Provided records >>
____

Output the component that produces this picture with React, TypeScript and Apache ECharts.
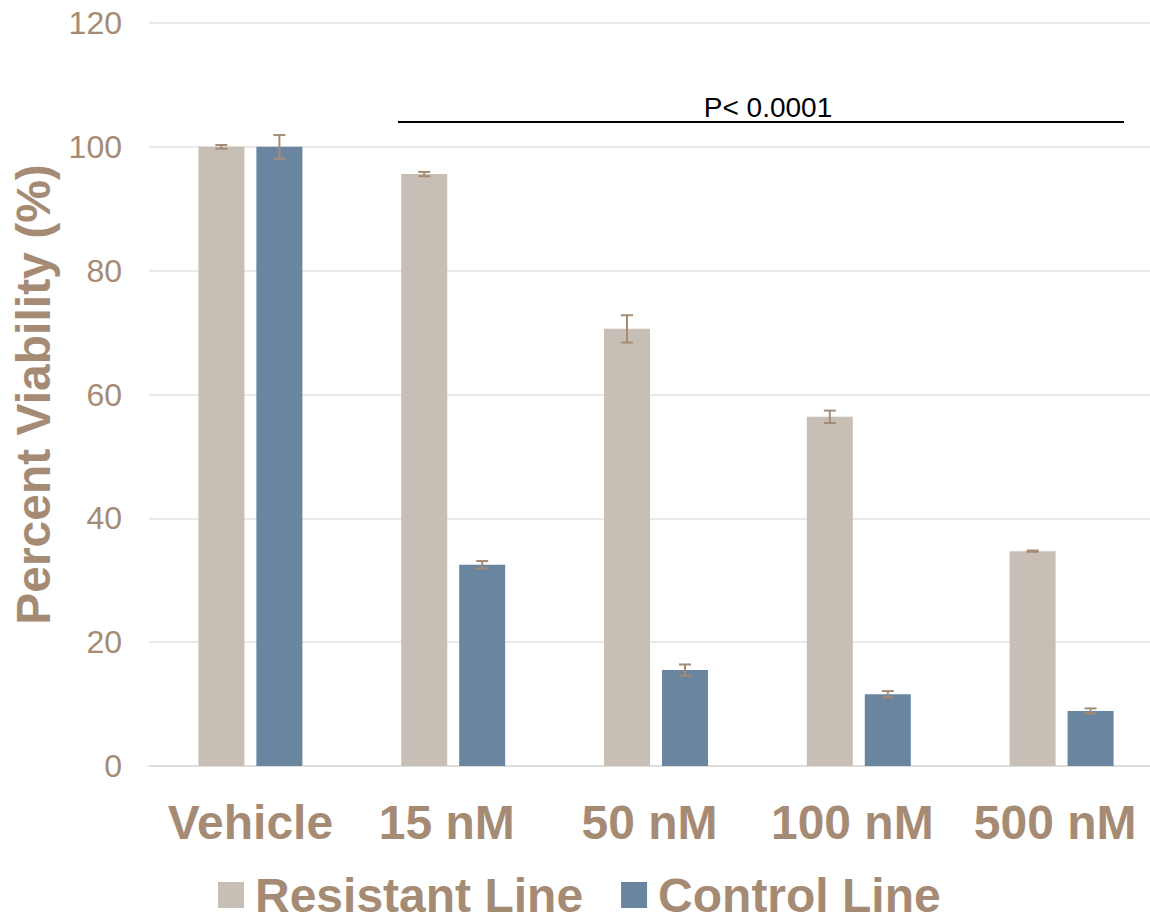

____

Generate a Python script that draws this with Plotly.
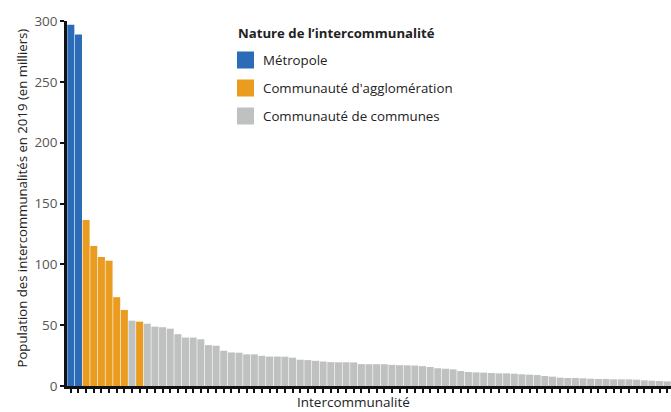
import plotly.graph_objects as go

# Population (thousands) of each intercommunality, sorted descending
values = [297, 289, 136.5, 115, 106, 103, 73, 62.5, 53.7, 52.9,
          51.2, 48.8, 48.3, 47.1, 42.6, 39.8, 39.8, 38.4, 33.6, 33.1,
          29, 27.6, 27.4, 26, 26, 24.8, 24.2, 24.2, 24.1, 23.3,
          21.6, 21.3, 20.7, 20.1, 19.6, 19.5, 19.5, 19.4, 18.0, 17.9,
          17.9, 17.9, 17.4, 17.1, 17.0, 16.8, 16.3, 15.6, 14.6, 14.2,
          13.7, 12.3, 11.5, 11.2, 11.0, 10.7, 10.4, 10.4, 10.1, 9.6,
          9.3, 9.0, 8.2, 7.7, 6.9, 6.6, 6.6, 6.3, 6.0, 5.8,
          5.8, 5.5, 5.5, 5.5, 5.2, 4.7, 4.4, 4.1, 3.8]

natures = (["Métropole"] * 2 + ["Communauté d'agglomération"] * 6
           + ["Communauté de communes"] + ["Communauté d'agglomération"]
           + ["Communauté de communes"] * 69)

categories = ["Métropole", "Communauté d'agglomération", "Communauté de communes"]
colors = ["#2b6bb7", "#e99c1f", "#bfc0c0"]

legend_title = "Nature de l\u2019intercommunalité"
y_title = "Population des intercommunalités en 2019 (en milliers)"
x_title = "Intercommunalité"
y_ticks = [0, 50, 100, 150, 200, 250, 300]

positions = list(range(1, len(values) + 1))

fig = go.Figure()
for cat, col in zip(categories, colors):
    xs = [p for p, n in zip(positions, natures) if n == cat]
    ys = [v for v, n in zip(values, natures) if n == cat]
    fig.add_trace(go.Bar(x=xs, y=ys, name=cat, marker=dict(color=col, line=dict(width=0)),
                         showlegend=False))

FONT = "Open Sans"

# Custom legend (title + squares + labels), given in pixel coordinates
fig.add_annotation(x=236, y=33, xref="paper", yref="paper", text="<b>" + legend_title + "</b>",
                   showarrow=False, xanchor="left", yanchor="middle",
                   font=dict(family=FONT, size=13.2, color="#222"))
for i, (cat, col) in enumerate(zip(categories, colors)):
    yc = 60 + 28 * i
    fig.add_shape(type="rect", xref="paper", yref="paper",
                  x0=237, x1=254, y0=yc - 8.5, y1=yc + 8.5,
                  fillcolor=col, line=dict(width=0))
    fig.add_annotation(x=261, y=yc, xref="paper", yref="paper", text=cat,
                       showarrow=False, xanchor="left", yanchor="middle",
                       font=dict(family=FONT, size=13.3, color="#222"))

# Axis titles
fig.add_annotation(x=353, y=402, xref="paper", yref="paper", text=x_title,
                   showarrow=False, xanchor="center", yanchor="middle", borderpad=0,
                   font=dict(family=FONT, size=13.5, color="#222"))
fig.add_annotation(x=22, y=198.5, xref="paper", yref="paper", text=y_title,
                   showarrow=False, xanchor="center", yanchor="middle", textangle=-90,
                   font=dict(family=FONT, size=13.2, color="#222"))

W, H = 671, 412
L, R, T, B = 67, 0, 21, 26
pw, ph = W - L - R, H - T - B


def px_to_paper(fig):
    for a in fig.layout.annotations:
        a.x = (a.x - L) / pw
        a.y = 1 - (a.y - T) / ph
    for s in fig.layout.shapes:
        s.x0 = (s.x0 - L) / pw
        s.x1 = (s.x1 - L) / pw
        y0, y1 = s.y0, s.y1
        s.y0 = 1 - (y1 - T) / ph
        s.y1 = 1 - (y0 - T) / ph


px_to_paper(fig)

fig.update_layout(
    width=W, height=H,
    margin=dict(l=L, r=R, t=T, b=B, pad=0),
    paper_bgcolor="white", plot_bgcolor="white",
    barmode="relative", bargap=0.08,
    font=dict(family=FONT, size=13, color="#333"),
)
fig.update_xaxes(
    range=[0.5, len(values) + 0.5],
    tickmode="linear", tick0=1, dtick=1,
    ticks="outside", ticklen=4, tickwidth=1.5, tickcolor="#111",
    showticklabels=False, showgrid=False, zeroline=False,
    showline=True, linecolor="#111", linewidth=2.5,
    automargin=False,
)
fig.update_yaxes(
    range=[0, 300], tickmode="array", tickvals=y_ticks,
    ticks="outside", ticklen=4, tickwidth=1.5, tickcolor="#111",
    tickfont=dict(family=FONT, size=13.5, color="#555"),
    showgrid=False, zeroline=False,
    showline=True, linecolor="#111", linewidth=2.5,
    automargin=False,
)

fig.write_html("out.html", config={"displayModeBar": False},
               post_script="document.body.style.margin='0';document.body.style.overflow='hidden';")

____

What needs to be done >>
Nothing but the lines from the one containing "Generate a Python" through the one containing "import plotly.graph_objects as go" should appear in your copy, exactly as written and without pictures.

Final result >>
Generate a Python script that draws this with Plotly.
import plotly.graph_objects as go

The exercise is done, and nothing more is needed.